Thanks to wifi, it has been very easy for me to keep up with the daily news, but I certainly was not expecting to be reading about white supremacists, the Ku Klux Klan and neo-Nazis spewing so much hate and anger, sadly resulting in the death of a counter protester. The stain on America seeped even deeper into the country's fabric when President Trump couldn't muster the decency and compassion that were so needed in the immediate aftermath.
As I write this, I'm reading that Trump finally has condemned the KKK, neo-Nazis and supremacists as "criminals and thugs." Sadly, it took him 48 hours to stand where he needs to stand, no doubt urged on by his aides who have watched their boss be pilloried by a barrage of criticism directed at his inability to respond more appropriately early on.
Nazis in particular have been on my mind this summer as I've visited the death camp at Auschwitz, several Holocaust museums and exhibits, historic synagogues and boundary markers for the Jewish ghetto in Warsaw. My wonderful hosts at a BnB in Aberdeen, Scotland since Thursday are young Polish immigrants. Magdalena and Mateusz have been stunned by the events in Virginia. While they are 30 and 29, respectively, the scourge of Nazism is real to them.
I'm a free speech advocate, having been inspired and protected by the First Amendment throughout my long career as a newspaper journalist.
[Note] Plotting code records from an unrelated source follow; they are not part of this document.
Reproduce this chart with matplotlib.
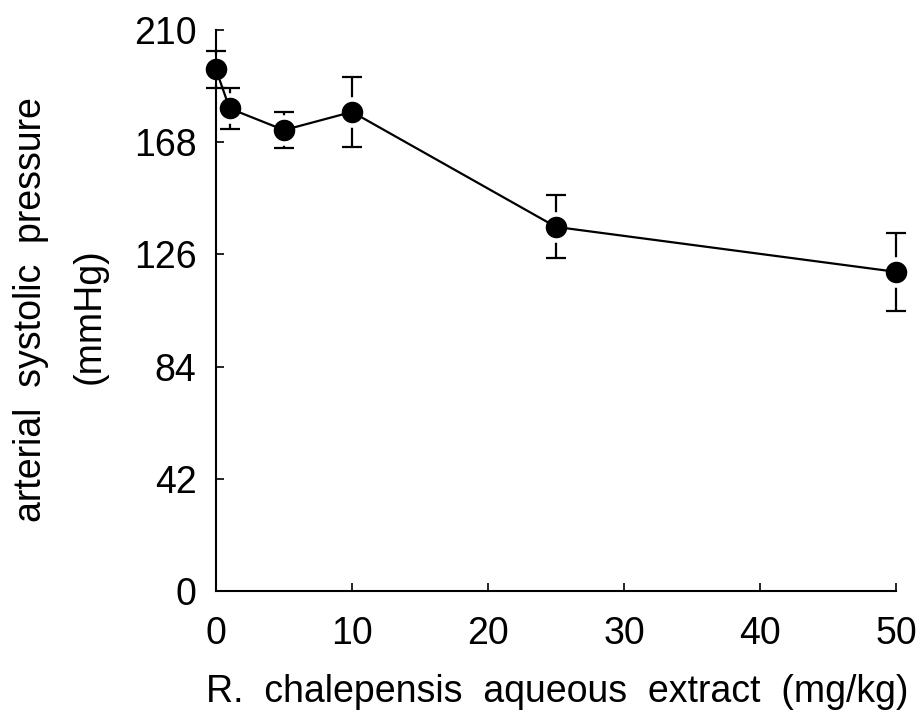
import matplotlib
matplotlib.use("Agg")
import matplotlib.pyplot as plt

dose = [0, 1, 5, 10, 25, 50]
pressure = [195.2, 180.6, 172.5, 179.3, 136.3, 119.5]
err = [6.8, 7.6, 6.8, 13.1, 11.8, 14.5]
yticks = [0, 42, 84, 126, 168, 210]
xticks = [0, 10, 20, 30, 40, 50]

plt.rcParams['font.family'] = ['Liberation Sans', 'DejaVu Sans']

fig = plt.figure(figsize=(9.18, 7.22), dpi=100)
ax = fig.add_axes([0.2353, 0.1809, 0.7407, 0.7778])

# error bars (bottom layer)
ax.errorbar(dose, pressure, yerr=err, fmt='none', ecolor='black',
            elinewidth=1.6, capsize=7, capthick=1.6, clip_on=False, zorder=1)
# white halo around markers to leave a small gap at the error bars
ax.plot(dose, pressure, 'o', color='white', markersize=21, linestyle='none',
        clip_on=False, zorder=2)
# connecting line and markers
ax.plot(dose, pressure, color='black', lw=1.6, clip_on=False, zorder=3)
ax.plot(dose, pressure, 'o', color='black', markersize=14.5, linestyle='none',
        clip_on=False, zorder=4)

ax.set_xlim(0, 50)
ax.set_ylim(0, 210)
ax.set_xticks(xticks)
ax.set_yticks(yticks)
ax.spines['top'].set_visible(False)
ax.spines['right'].set_visible(False)
for s in ['left', 'bottom']:
    ax.spines[s].set_linewidth(1.5)
ax.tick_params(direction='in', length=6, width=1.2, labelsize=27)
ax.tick_params(axis='y', pad=14)
ax.tick_params(axis='x', pad=18)

fig.text(0.034, 0.571, 'arterial  systolic  pressure', rotation=90,
         ha='center', va='center', fontsize=27)
fig.text(0.098, 0.562, '(mmHg)', rotation=90, ha='center', va='center', fontsize=27)
fig.text(0.607, 0.042, 'R.  chalepensis  aqueous  extract  (mg/kg)', ha='center',
         va='center', fontsize=27)

fig.savefig('out.png', dpi=100)
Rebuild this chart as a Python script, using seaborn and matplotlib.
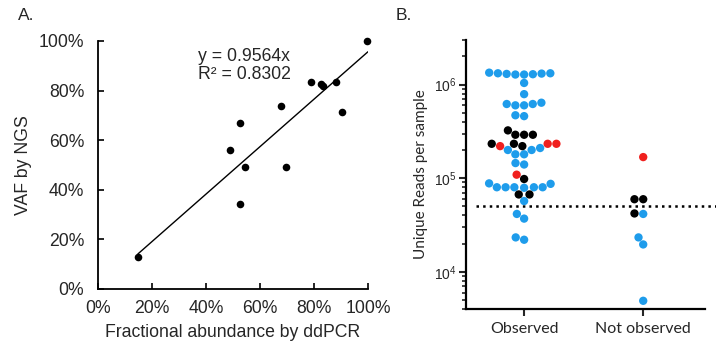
"""
    plot.py
    Two-panel figure: ddPCR vs NGS agreement (A) and unique reads per sample (B).
"""
import numpy as np
import pandas as pd
import seaborn as sns
import matplotlib.pyplot as plt
from matplotlib.ticker import PercentFormatter, LogLocator, NullFormatter

#################################################################################
# Data
#################################################################################

# Panel A: fractional abundance (ddPCR) vs VAF (NGS), in percent.
ddpcr_pct = [14.8, 48.8, 52.5, 54.3, 52.5, 67.7, 69.5, 79.0, 82.5, 83.4, 88.0, 90.4, 99.6]
ngs_pct = [12.8, 56.1, 66.8, 49.0, 34.4, 73.6, 49.0, 83.4, 82.5, 81.9, 83.6, 71.5, 100.0]
fit_slope = 0.9564
fit_r2 = 0.8302

# Panel B: unique reads per sample, split by observation group and point colour.
obs_blue = [1.32e6, 1.32e6, 1.34e6, 1.28e6, 1.28e6, 1.30e6, 1.31e6, 1.29e6,
            1.04e6, 7.9e5, 6.4e5, 6.2e5, 6.2e5, 6.0e5, 6.0e5, 4.6e5, 4.7e5,
            2.0e5, 2.1e5, 2.0e5, 1.8e5, 1.8e5, 1.45e5, 1.4e5,
            8.0e4, 8.8e4, 8.0e4, 8.0e4, 8.0e4, 8.0e4, 7.9e4, 8.7e4,
            5.7e4, 4.15e4, 3.7e4, 2.33e4, 2.2e4]
obs_black = [3.24e5, 2.91e5, 2.91e5, 2.91e5, 2.33e5, 2.33e5, 2.2e5, 9.8e4, 6.7e4, 6.7e4]
obs_red = [2.33e5, 2.33e5, 2.2e5, 1.09e5]
notobs_blue = [4.15e4, 2.33e4, 1.96e4, 4.9e3]
notobs_black = [5.96e4, 5.96e4, 4.2e4]
notobs_red = [1.68e5]
groups = ['Observed', 'Not observed']
threshold = 5e4

PALETTE = {'blue': '#1E9CEB', 'black': 'black', 'red': '#F0201E'}

#################################################################################
# Plotting
#################################################################################

def build_reads_df():
    rows = []
    for grp, series in [('Observed', {'blue': obs_blue, 'black': obs_black, 'red': obs_red}),
                        ('Not observed', {'blue': notobs_blue, 'black': notobs_black,
                                          'red': notobs_red})]:
        for col, vals in series.items():
            for v in vals:
                rows.append({'group': grp, 'reads': v, 'colour': col})
    return pd.DataFrame(rows)


def main():
    sns.set_style('white')
    plt.rcParams['font.family'] = ['Liberation Sans', 'DejaVu Sans']

    fig = plt.figure(figsize=(7.16, 3.5), dpi=100)
    tick_size = 12.7

    # ---------------- Panel A ----------------
    ax_a = fig.add_axes([0.1369, 0.1743, 0.377, 0.7087])
    df_a = pd.DataFrame({'ddpcr': ddpcr_pct, 'ngs': ngs_pct})
    sns.scatterplot(data=df_a, x='ddpcr', y='ngs', ax=ax_a, color='black',
                    s=30, linewidth=0, clip_on=False, zorder=3)
    x_fit = np.array([min(ddpcr_pct), 100.0])
    ax_a.plot(x_fit, fit_slope * x_fit, color='black', lw=1.0)
    ax_a.set_xlim(0, 100)
    ax_a.set_ylim(0, 100)
    ax_a.set_xticks(np.arange(0, 101, 20))
    ax_a.set_yticks(np.arange(0, 101, 20))
    ax_a.xaxis.set_major_formatter(PercentFormatter(100, decimals=0))
    ax_a.yaxis.set_major_formatter(PercentFormatter(100, decimals=0))
    ax_a.tick_params(direction='in', length=4, width=1.2, labelsize=tick_size,
                     color='black', pad=8, left=True, bottom=True)
    ax_a.tick_params(axis='y', pad=10)
    for side in ['top', 'right']:
        ax_a.spines[side].set_visible(False)
    for side in ['left', 'bottom']:
        ax_a.spines[side].set_linewidth(1.3)
        ax_a.spines[side].set_color('black')
    ax_a.set_xlabel('Fractional abundance by ddPCR', fontsize=tick_size, labelpad=5)
    ax_a.set_ylabel('VAF by NGS', fontsize=tick_size, labelpad=5)
    ax_a.text(0.37, 0.90, f'y = {fit_slope}x\nR² = {fit_r2}', transform=ax_a.transAxes,
              fontsize=tick_size, va='center', ha='left', linespacing=1.05)
    fig.text(0.025, 0.955, 'A.', fontsize=12.5, va='center', ha='left')

    # ---------------- Panel B ----------------
    ax_b = fig.add_axes([0.651, 0.117, 0.334, 0.769])
    ax_b.set_yscale('log')
    ax_b.set_ylim(4e3, 3e6)
    df_b = build_reads_df()
    sns.swarmplot(data=df_b, x='group', y='reads', hue='colour', order=groups,
                  hue_order=['blue', 'black', 'red'], palette=PALETTE, size=6,
                  linewidth=0, ax=ax_b, legend=False, zorder=3)
    ax_b.set_xlim(-0.487, 1.521)
    ax_b.set_ylim(4e3, 3e6)
    ax_b.axhline(threshold, xmin=0.04, xmax=1.05, color='black', ls=':', lw=1.8,
                 clip_on=False, zorder=2)
    ax_b.yaxis.set_major_locator(LogLocator(base=10, numticks=10))
    ax_b.yaxis.set_minor_locator(LogLocator(base=10, subs=np.arange(2, 10), numticks=20))
    ax_b.yaxis.set_minor_formatter(NullFormatter())
    ax_b.tick_params(axis='y', which='major', direction='out', length=5, width=1.5,
                     labelsize=10, pad=2, left=True)
    ax_b.tick_params(axis='y', which='minor', direction='out', length=3, width=1.2,
                     left=True)
    ax_b.tick_params(axis='x', direction='out', length=5, width=1.5, labelsize=11.5,
                     pad=4, bottom=True)
    for side in ['top', 'right']:
        ax_b.spines[side].set_visible(False)
    for side in ['left', 'bottom']:
        ax_b.spines[side].set_linewidth(1.6)
        ax_b.spines[side].set_color('black')
    for lbl in ax_b.get_xticklabels():
        lbl.set_family(['Lato', 'DejaVu Sans'])
    ax_b.set_xlabel('')
    ax_b.set_ylabel('Unique Reads per sample', fontsize=11, labelpad=4,
                    family=['Lato', 'DejaVu Sans'])
    fig.text(0.552, 0.955, 'B.', fontsize=12.5, va='center', ha='left')

    plt.savefig('out.png', dpi=100)


if __name__ == '__main__':
    main()
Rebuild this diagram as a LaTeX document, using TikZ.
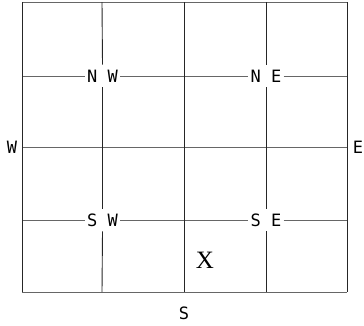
\documentclass[tikz,border=0pt]{standalone}
\usepackage{fontspec}
\newfontfamily\labmono{DejaVu Sans Mono}
\newfontfamily\labserif{Liberation Serif}
\begin{document}
\begin{tikzpicture}[x=1pt,y=-1pt,
  frame/.style={line width=0.9pt,black!85},
  hline/.style={line width=0.7pt,black!60},
  vline/.style={line width=0.9pt,black!85},
  lab/.style={font=\labmono\fontsize{17}{17}\selectfont,inner xsep=2pt,inner ysep=5pt,text height=12.5pt,text depth=0pt},
  big/.style={font=\labserif\fontsize{25}{25}\selectfont,inner sep=0pt}]
\useasboundingbox (0,0) rectangle (364,325);
% frame corners
\coordinate (tl) at (22,2);
\coordinate (tr) at (347,2);
\coordinate (bl) at (22,292);
\coordinate (br) at (347,292);
% frame side points
\coordinate (l1) at (22,76);
\coordinate (l2) at (22,147);
\coordinate (l3) at (22,220);
\coordinate (r1) at (347,76);
\coordinate (r2) at (347,147);
\coordinate (r3) at (347,220);
\coordinate (t1) at (102,2);
\coordinate (t2) at (184,2);
\coordinate (t3) at (266,2);
\coordinate (b1) at (102,292);
\coordinate (b2) at (184,292);
\coordinate (b3) at (266,292);
% labels
\node[lab] (nw) at (102.5,76) {N W};
\node[lab] (ne) at (266,76) {N E};
\node[lab] (sw) at (102.5,220) {S W};
\node[lab] (se) at (266,220) {S E};
\node[lab,inner sep=0pt] (w) at (12,147) {W};
\node[lab,inner sep=0pt] (e) at (358,147) {E};
\node[lab,inner sep=0pt] (s) at (184,313) {S};
\node[big] (x) at (205,260) {X};
% horizontal lines
\draw[hline] (tl) -- (tr);
\draw[hline] (bl) -- (br);
\draw[hline] (l2) -- (r2);
\draw[hline] (l1) -- (nw.west);
\draw[hline] (nw.east) -- (ne.west);
\draw[hline] (ne.east) -- (r1);
\draw[hline] (l3) -- (sw.west);
\draw[hline] (sw.east) -- (se.west);
\draw[hline] (se.east) -- (r3);
% vertical lines
\draw[frame] (tl) -- (bl);
\draw[frame] (tr) -- (br);
\draw[vline] (t2) -- (b2);
\draw[vline] (t1) -- (nw.north);
\draw[vline] (nw.south) -- (sw.north);
\draw[vline] (sw.south) -- (b1);
\draw[vline] (t3) -- (ne.north);
\draw[vline] (ne.south) -- (se.north);
\draw[vline] (se.south) -- (b3);
\end{tikzpicture}
\end{document}
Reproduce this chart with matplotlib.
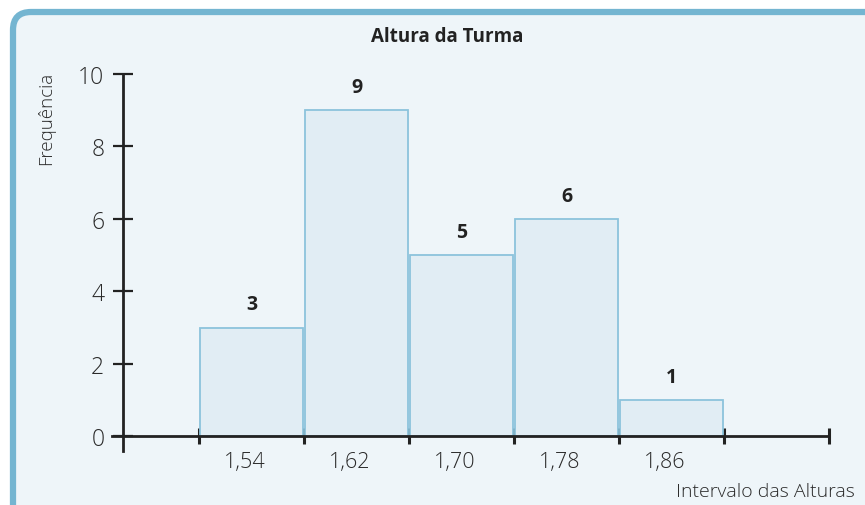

The hate-spewing KKK and Nazi marchers in Charlottesville had a right to march, but they have no right to legitimacy in America or anywhere else. Shame on anyone who dares to support or encourage their mindless cause.
I will be returning home in about two weeks, a bit earlier than planned. I miss my regular life and those close to me. I will return to a country that remains divided in ways that I've not seen since the Vietnam War era. The country I love is far better than what it has demonstrated during and since the presidential election.
I met a Lebanese tourist months ago on a hike. He follows world politics closely and is quite conversant about the U.S. and its history. I recall him saying that he was astounded that a country founded on such admirable democratic ideals could descend into such rancor and acrimony. Let there be no doubt about this: the world is watching.